### AIM OF THE TASK
Without the pictures, set down every line of the data exactly.

### COLLECTED DATA
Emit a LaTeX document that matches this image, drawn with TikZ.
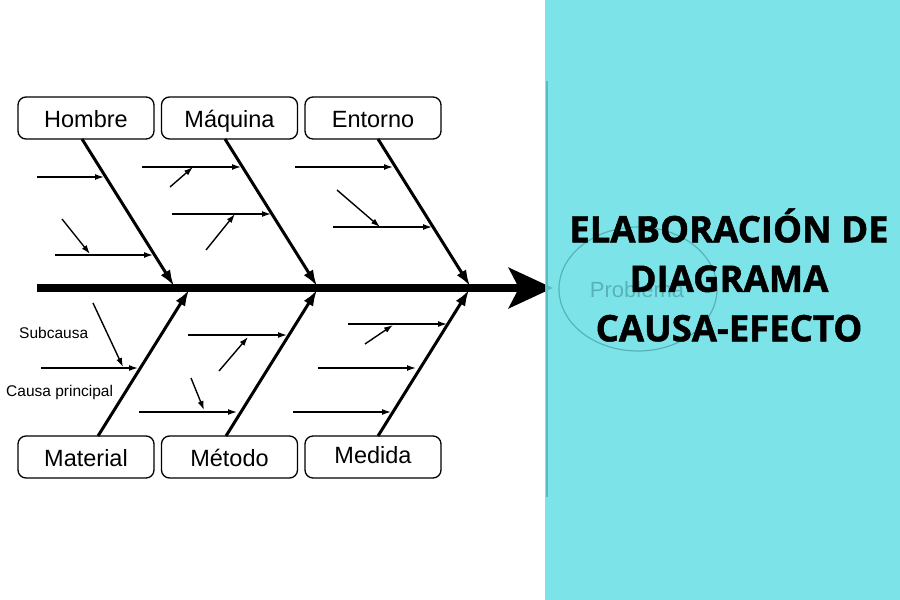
\documentclass[tikz,border=0pt]{standalone}
\usepackage{fontspec}
\setmainfont{Liberation Sans}
\newfontfamily\titlefont{Open Sans}[BoldFeatures={FakeBold=1.3}]
\usetikzlibrary{arrows.meta,shapes.geometric}
\definecolor{panel}{RGB}{102,224,230}
\definecolor{ghost}{RGB}{88,178,184}
\begin{document}
\begin{tikzpicture}[x=1pt,y=-1pt,
  cause/.style={draw,line width=1.3pt,rounded corners=8pt,minimum width=136pt,minimum height=42pt,inner sep=0pt,text height=20pt,text depth=2pt,font=\fontsize{23.5}{25}\selectfont},
  bone/.style={line width=3pt,-{Latex[length=16pt,width=11pt]}},
  sub/.style={line width=1.4pt,-{Latex[length=9pt,width=6pt]}},
  spine/.style={line width=8.5pt,-{Stealth[length=44pt,width=40pt,inset=10pt]}},
  small/.style={font=\fontsize{15.5}{17}\selectfont,inner sep=0pt}]
\useasboundingbox (0,0) rectangle (900,600);
\fill[white] (0,0) rectangle (900,600);
% boxes
\node[cause] (hombre) at (86,118) {Hombre};
\node[cause] (maquina) at (229.5,118) {Máquina};
\node[cause] (entorno) at (373,118) {Entorno};
\node[cause] (material) at (86,457) {Material};
\node[cause] (metodo) at (229.5,457) {Método};
\node[cause,text height=17pt,text depth=5pt] (medida) at (373,457) {Medida};
% spine
\coordinate (s0) at (37,288);
\coordinate (s1) at (553,288);
\draw[spine] (s0) -- (s1);
% top bones
\coordinate (hA) at (82,139); \coordinate (hB) at (174,286);
\coordinate (mA) at (225,139); \coordinate (mB) at (317,286);
\coordinate (eA) at (378,139); \coordinate (eB) at (470,286);
\draw[bone] (hA) -- (hB);
\draw[bone] (mA) -- (mB);
\draw[bone] (eA) -- (eB);
% bottom bones
\coordinate (taA) at (98,436); \coordinate (taB) at (189,290);
\coordinate (tmA) at (226,436); \coordinate (tmB) at (317,290);
\coordinate (tdA) at (378,436); \coordinate (tdB) at (469,290);
\draw[bone] (taA) -- (taB);
\draw[bone] (tmA) -- (tmB);
\draw[bone] (tdA) -- (tdB);
% Hombre subcauses
\coordinate (h1a) at (37,177); \coordinate (h1b) at (104,177);
\coordinate (h2a) at (55,255); \coordinate (h2b) at (153,255);
\coordinate (h3a) at (62,219); \coordinate (h3b) at (90,254);
\draw[sub] (h1a) -- (h1b);
\draw[sub] (h2a) -- (h2b);
\draw[sub] (h3a) -- (h3b);
% Maquina subcauses
\coordinate (m1a) at (142,167); \coordinate (m1b) at (241,167);
\coordinate (m2a) at (170,187); \coordinate (m2b) at (193,167);
\coordinate (m3a) at (172,214); \coordinate (m3b) at (271,214);
\coordinate (m4a) at (206,250); \coordinate (m4b) at (235,214);
\draw[sub] (m1a) -- (m1b);
\draw[sub] (m2a) -- (m2b);
\draw[sub] (m3a) -- (m3b);
\draw[sub] (m4a) -- (m4b);
% Entorno subcauses
\coordinate (e1a) at (295,167); \coordinate (e1b) at (393,167);
\coordinate (e2a) at (337,190); \coordinate (e2b) at (380,227);
\coordinate (e3a) at (333,227); \coordinate (e3b) at (432,227);
\draw[sub] (e1a) -- (e1b);
\draw[sub] (e2a) -- (e2b);
\draw[sub] (e3a) -- (e3b);
% Material subcauses
\coordinate (a1a) at (93,303); \coordinate (a1b) at (123,367);
\coordinate (a2a) at (41,368); \coordinate (a2b) at (138,368);
\draw[sub] (a1a) -- (a1b);
\draw[sub] (a2a) -- (a2b);
% Metodo subcauses
\coordinate (t1a) at (188,335); \coordinate (t1b) at (287,335);
\coordinate (t2a) at (219,371); \coordinate (t2b) at (248,337);
\coordinate (t3a) at (139,412); \coordinate (t3b) at (237,412);
\coordinate (t4a) at (191,378); \coordinate (t4b) at (204,410);
\draw[sub] (t1a) -- (t1b);
\draw[sub] (t2a) -- (t2b);
\draw[sub] (t3a) -- (t3b);
\draw[sub] (t4a) -- (t4b);
% Medida subcauses
\coordinate (d1a) at (348,324); \coordinate (d1b) at (447,324);
\coordinate (d2a) at (365,344); \coordinate (d2b) at (393,325);
\coordinate (d3a) at (318,368); \coordinate (d3b) at (416,368);
\coordinate (d4a) at (293,412); \coordinate (d4b) at (391,412);
\draw[sub] (d1a) -- (d1b);
\draw[sub] (d2a) -- (d2b);
\draw[sub] (d3a) -- (d3b);
\draw[sub] (d4a) -- (d4b);
% labels
\node[small,anchor=west] (subcausa) at (19,333) {Subcausa};
\node[small,anchor=west] (causap) at (6,392) {Causa principal};
% frame edge under panel
\coordinate (f0) at (547,81); \coordinate (f1) at (547,497);
\draw[black,line width=2.5pt] (f0) -- (f1);
% panel overlay
\fill[panel,fill opacity=0.85] (545,0) rectangle (900,600);
% ghost of the problem ellipse
\node[draw=ghost,line width=1.2pt,ellipse,minimum width=158pt,minimum height=124pt] (problema) at (638,289) {};
\node[text=ghost,font=\fontsize{22}{24}\selectfont] (probtxt) at (637,290) {Problema};
% title
\node[font=\titlefont\bfseries\fontsize{36.5}{49.5}\selectfont,align=center,inner sep=0pt] (title) at (729,275) {ELABORACIÓN DE\\DIAGRAMA\\CAUSA-EFECTO};
\end{tikzpicture}
\end{document}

### TASK RESULT
Emit a LaTeX document that matches this image, drawn with TikZ.
\documentclass[tikz,border=0pt]{standalone}
\usepackage{fontspec}
\setmainfont{Liberation Sans}
\newfontfamily\titlefont{Open Sans}[BoldFeatures={FakeBold=1.3}]
\usetikzlibrary{arrows.meta,shapes.geometric}
\definecolor{panel}{RGB}{102,224,230}
\definecolor{ghost}{RGB}{88,178,184}
\begin{document}
\begin{tikzpicture}[x=1pt,y=-1pt,
  cause/.style={draw,line width=1.3pt,rounded corners=8pt,minimum width=136pt,minimum height=42pt,inner sep=0pt,text height=20pt,text depth=2pt,font=\fontsize{23.5}{25}\selectfont},
  bone/.style={line width=3pt,-{Latex[length=16pt,width=11pt]}},
  sub/.style={line width=1.4pt,-{Latex[length=9pt,width=6pt]}},
  spine/.style={line width=8.5pt,-{Stealth[length=44pt,width=40pt,inset=10pt]}},
  small/.style={font=\fontsize{15.5}{17}\selectfont,inner sep=0pt}]
\useasboundingbox (0,0) rectangle (900,600);
\fill[white] (0,0) rectangle (900,600);
% boxes
\node[cause] (hombre) at (86,118) {Hombre};
\node[cause] (maquina) at (229.5,118) {Máquina};
\node[cause] (entorno) at (373,118) {Entorno};
\node[cause] (material) at (86,457) {Material};
\node[cause] (metodo) at (229.5,457) {Método};
\node[cause,text height=17pt,text depth=5pt] (medida) at (373,457) {Medida};
% spine
\coordinate (s0) at (37,288);
\coordinate (s1) at (553,288);
\draw[spine] (s0) -- (s1);
% top bones
\coordinate (hA) at (82,139); \coordinate (hB) at (174,286);
\coordinate (mA) at (225,139); \coordinate (mB) at (317,286);
\coordinate (eA) at (378,139); \coordinate (eB) at (470,286);
\draw[bone] (hA) -- (hB);
\draw[bone] (mA) -- (mB);
\draw[bone] (eA) -- (eB);
% bottom bones
\coordinate (taA) at (98,436); \coordinate (taB) at (189,290);
\coordinate (tmA) at (226,436); \coordinate (tmB) at (317,290);
\coordinate (tdA) at (378,436); \coordinate (tdB) at (469,290);
\draw[bone] (taA) -- (taB);
\draw[bone] (tmA) -- (tmB);
\draw[bone] (tdA) -- (tdB);
% Hombre subcauses
\coordinate (h1a) at (37,177); \coordinate (h1b) at (104,177);
\coordinate (h2a) at (55,255); \coordinate (h2b) at (153,255);
\coordinate (h3a) at (62,219); \coordinate (h3b) at (90,254);
\draw[sub] (h1a) -- (h1b);
\draw[sub] (h2a) -- (h2b);
\draw[sub] (h3a) -- (h3b);
% Maquina subcauses
\coordinate (m1a) at (142,167); \coordinate (m1b) at (241,167);
\coordinate (m2a) at (170,187); \coordinate (m2b) at (193,167);
\coordinate (m3a) at (172,214); \coordinate (m3b) at (271,214);
\coordinate (m4a) at (206,250); \coordinate (m4b) at (235,214);
\draw[sub] (m1a) -- (m1b);
\draw[sub] (m2a) -- (m2b);
\draw[sub] (m3a) -- (m3b);
\draw[sub] (m4a) -- (m4b);
% Entorno subcauses
\coordinate (e1a) at (295,167); \coordinate (e1b) at (393,167);
\coordinate (e2a) at (337,190); \coordinate (e2b) at (380,227);
\coordinate (e3a) at (333,227); \coordinate (e3b) at (432,227);
\draw[sub] (e1a) -- (e1b);
\draw[sub] (e2a) -- (e2b);
\draw[sub] (e3a) -- (e3b);
% Material subcauses
\coordinate (a1a) at (93,303); \coordinate (a1b) at (123,367);
\coordinate (a2a) at (41,368); \coordinate (a2b) at (138,368);
\draw[sub] (a1a) -- (a1b);
\draw[sub] (a2a) -- (a2b);
% Metodo subcauses
\coordinate (t1a) at (188,335); \coordinate (t1b) at (287,335);
\coordinate (t2a) at (219,371); \coordinate (t2b) at (248,337);
\coordinate (t3a) at (139,412); \coordinate (t3b) at (237,412);
\coordinate (t4a) at (191,378); \coordinate (t4b) at (204,410);
\draw[sub] (t1a) -- (t1b);
\draw[sub] (t2a) -- (t2b);
\draw[sub] (t3a) -- (t3b);
\draw[sub] (t4a) -- (t4b);
% Medida subcauses
\coordinate (d1a) at (348,324); \coordinate (d1b) at (447,324);
\coordinate (d2a) at (365,344); \coordinate (d2b) at (393,325);
\coordinate (d3a) at (318,368); \coordinate (d3b) at (416,368);
\coordinate (d4a) at (293,412); \coordinate (d4b) at (391,412);
\draw[sub] (d1a) -- (d1b);
\draw[sub] (d2a) -- (d2b);
\draw[sub] (d3a) -- (d3b);
\draw[sub] (d4a) -- (d4b);
% labels
\node[small,anchor=west] (subcausa) at (19,333) {Subcausa};
\node[small,anchor=west] (causap) at (6,392) {Causa principal};
% frame edge under panel
\coordinate (f0) at (547,81); \coordinate (f1) at (547,497);
\draw[black,line width=2.5pt] (f0) -- (f1);
% panel overlay
\fill[panel,fill opacity=0.85] (545,0) rectangle (900,600);
% ghost of the problem ellipse
\node[draw=ghost,line width=1.2pt,ellipse,minimum width=158pt,minimum height=124pt] (problema) at (638,289) {};
\node[text=ghost,font=\fontsize{22}{24}\selectfont] (probtxt) at (637,290) {Problema};
% title
\node[font=\titlefont\bfseries\fontsize{36.5}{49.5}\selectfont,align=center,inner sep=0pt] (title) at (729,275) {ELABORACIÓN DE\\DIAGRAMA\\CAUSA-EFECTO};
\end{tikzpicture}
\end{document}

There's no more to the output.